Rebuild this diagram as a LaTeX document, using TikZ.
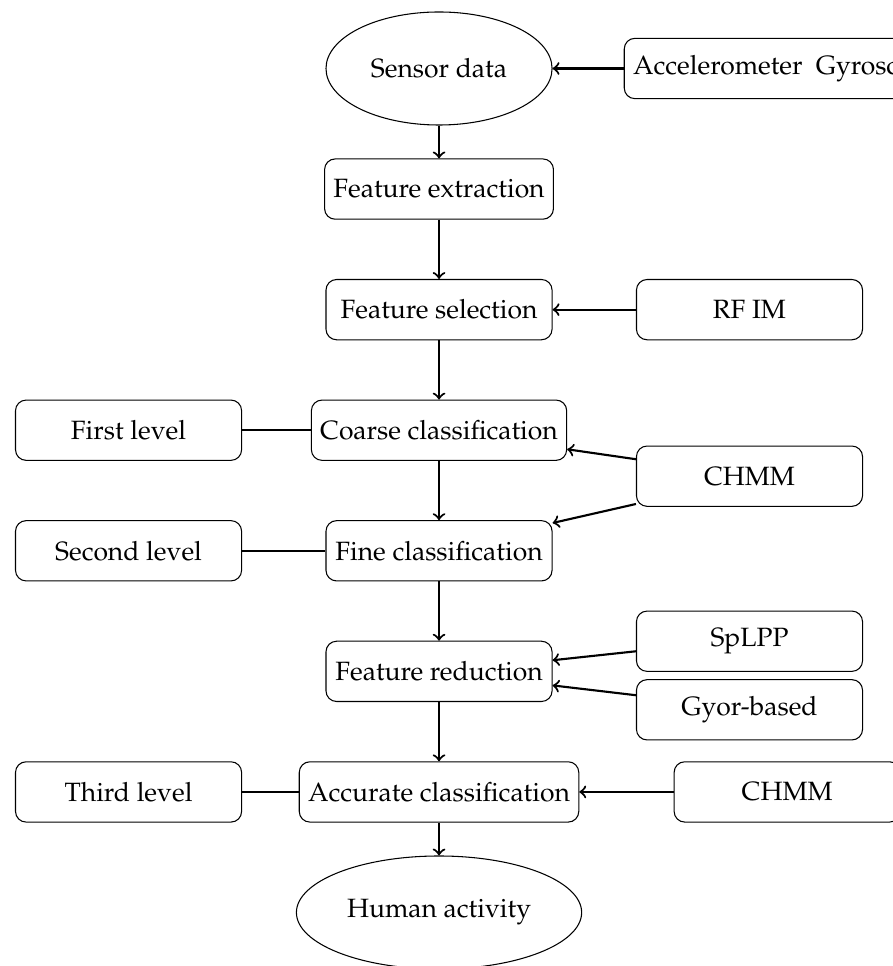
---
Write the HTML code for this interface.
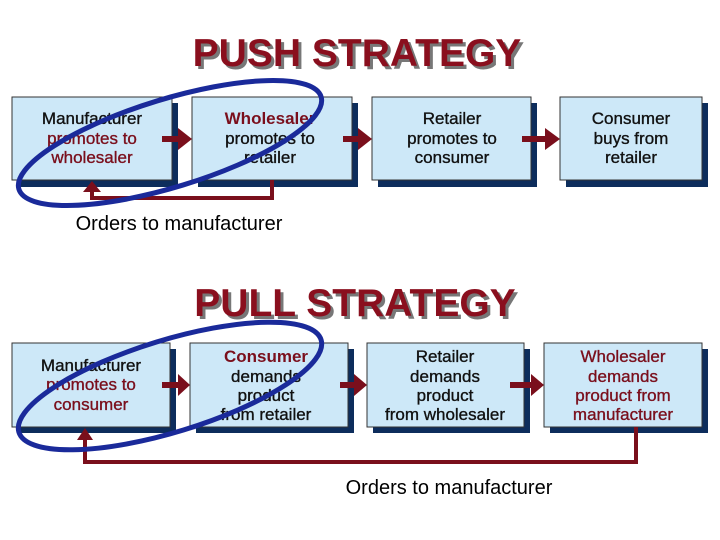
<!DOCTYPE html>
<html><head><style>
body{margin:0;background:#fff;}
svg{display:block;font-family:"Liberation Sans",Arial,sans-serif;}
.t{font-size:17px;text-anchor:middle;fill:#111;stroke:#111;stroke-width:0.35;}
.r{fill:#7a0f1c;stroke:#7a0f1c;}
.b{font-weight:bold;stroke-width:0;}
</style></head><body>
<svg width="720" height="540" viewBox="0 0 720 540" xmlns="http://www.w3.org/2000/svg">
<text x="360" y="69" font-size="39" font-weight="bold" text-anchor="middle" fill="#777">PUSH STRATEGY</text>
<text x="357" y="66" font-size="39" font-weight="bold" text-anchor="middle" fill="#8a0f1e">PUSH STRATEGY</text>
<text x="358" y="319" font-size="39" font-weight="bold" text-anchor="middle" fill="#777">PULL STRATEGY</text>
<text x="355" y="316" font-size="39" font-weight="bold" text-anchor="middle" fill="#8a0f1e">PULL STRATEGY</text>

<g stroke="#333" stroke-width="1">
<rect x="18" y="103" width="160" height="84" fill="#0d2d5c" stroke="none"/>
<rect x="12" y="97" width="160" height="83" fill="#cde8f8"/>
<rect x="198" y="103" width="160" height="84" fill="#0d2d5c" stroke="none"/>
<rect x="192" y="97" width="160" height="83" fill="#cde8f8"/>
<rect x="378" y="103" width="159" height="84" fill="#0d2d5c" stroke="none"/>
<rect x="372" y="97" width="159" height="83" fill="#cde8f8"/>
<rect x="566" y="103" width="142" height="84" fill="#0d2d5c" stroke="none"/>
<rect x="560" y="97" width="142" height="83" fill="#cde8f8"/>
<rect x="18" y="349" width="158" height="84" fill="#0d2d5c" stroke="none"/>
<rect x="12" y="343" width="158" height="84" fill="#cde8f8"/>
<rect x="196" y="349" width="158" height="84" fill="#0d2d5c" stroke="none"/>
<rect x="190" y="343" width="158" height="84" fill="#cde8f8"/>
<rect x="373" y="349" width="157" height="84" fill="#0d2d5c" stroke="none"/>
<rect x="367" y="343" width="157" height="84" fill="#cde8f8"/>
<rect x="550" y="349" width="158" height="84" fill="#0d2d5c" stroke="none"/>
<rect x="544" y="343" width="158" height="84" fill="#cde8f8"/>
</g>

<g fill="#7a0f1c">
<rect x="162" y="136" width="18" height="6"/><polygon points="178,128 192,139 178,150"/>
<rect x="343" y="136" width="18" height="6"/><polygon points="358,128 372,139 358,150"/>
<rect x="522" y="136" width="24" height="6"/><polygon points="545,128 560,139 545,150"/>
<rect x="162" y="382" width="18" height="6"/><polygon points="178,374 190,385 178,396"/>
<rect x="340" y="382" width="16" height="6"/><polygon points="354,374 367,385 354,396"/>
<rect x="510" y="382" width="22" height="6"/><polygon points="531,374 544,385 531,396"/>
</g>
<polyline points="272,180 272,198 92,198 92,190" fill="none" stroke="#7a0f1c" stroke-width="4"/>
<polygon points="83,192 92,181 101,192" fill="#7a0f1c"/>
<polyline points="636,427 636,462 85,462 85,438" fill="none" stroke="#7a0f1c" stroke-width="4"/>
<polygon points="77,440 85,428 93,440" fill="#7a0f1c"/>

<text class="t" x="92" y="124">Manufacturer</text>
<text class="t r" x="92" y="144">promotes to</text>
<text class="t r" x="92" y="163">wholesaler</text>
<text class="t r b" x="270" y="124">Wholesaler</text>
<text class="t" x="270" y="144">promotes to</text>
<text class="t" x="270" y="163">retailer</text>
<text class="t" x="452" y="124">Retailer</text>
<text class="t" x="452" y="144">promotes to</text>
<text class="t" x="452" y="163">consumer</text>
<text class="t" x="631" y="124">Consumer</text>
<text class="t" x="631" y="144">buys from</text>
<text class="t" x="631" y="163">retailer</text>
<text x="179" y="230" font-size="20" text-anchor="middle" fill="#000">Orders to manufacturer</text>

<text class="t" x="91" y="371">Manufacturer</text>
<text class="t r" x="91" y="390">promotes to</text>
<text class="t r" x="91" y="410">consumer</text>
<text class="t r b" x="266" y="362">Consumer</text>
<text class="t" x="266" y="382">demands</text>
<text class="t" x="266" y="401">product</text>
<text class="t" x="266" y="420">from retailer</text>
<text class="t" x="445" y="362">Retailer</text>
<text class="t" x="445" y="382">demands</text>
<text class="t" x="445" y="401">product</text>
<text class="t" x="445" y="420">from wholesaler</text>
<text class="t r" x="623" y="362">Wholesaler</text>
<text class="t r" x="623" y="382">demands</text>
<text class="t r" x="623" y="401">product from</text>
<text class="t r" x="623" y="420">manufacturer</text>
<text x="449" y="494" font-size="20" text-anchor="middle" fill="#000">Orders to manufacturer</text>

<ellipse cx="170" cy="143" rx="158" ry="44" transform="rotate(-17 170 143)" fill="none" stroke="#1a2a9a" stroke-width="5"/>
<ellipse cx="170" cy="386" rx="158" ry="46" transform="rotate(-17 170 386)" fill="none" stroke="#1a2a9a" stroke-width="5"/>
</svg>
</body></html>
--
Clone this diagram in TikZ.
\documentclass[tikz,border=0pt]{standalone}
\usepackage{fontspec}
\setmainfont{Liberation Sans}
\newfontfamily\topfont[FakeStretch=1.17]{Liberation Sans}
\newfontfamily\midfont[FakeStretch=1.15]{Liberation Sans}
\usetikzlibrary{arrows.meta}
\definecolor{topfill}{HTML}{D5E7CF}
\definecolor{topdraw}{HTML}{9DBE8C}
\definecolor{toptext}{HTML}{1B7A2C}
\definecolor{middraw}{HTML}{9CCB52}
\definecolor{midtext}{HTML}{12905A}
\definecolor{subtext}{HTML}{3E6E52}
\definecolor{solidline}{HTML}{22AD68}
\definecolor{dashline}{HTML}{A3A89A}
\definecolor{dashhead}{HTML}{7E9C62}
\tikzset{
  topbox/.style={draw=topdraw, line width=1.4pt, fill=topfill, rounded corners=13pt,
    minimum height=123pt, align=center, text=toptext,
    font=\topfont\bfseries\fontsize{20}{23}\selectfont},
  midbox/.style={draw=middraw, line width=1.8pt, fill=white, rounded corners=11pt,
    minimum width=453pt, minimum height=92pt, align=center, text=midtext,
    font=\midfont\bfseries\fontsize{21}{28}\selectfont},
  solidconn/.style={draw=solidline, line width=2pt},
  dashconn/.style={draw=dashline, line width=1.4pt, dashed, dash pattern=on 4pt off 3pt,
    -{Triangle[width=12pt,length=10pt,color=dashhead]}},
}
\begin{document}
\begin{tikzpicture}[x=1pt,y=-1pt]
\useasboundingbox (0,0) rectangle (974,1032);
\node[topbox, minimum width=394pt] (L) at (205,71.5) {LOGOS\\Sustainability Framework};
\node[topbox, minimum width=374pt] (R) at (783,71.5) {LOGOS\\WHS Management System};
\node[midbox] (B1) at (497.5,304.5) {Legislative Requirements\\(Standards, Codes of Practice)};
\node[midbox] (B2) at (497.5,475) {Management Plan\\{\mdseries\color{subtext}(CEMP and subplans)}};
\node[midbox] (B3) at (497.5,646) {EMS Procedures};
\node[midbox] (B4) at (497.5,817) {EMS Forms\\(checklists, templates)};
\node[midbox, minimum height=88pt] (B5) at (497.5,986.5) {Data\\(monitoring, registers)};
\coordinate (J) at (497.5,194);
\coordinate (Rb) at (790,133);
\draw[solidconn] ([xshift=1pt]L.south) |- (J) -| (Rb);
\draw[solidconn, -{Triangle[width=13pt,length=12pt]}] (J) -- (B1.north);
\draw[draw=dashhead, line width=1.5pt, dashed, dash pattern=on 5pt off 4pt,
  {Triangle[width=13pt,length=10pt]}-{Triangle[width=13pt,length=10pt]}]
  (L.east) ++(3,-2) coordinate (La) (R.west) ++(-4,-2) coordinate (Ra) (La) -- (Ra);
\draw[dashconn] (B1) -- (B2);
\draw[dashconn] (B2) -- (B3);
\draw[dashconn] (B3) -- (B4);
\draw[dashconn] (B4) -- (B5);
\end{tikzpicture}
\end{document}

▸ What is expected
Examine the records and pull out every line where the string "diagram" occurs.

▸ Worked solution
Rebuild this diagram as a LaTeX document, using TikZ.
Clone this diagram in TikZ.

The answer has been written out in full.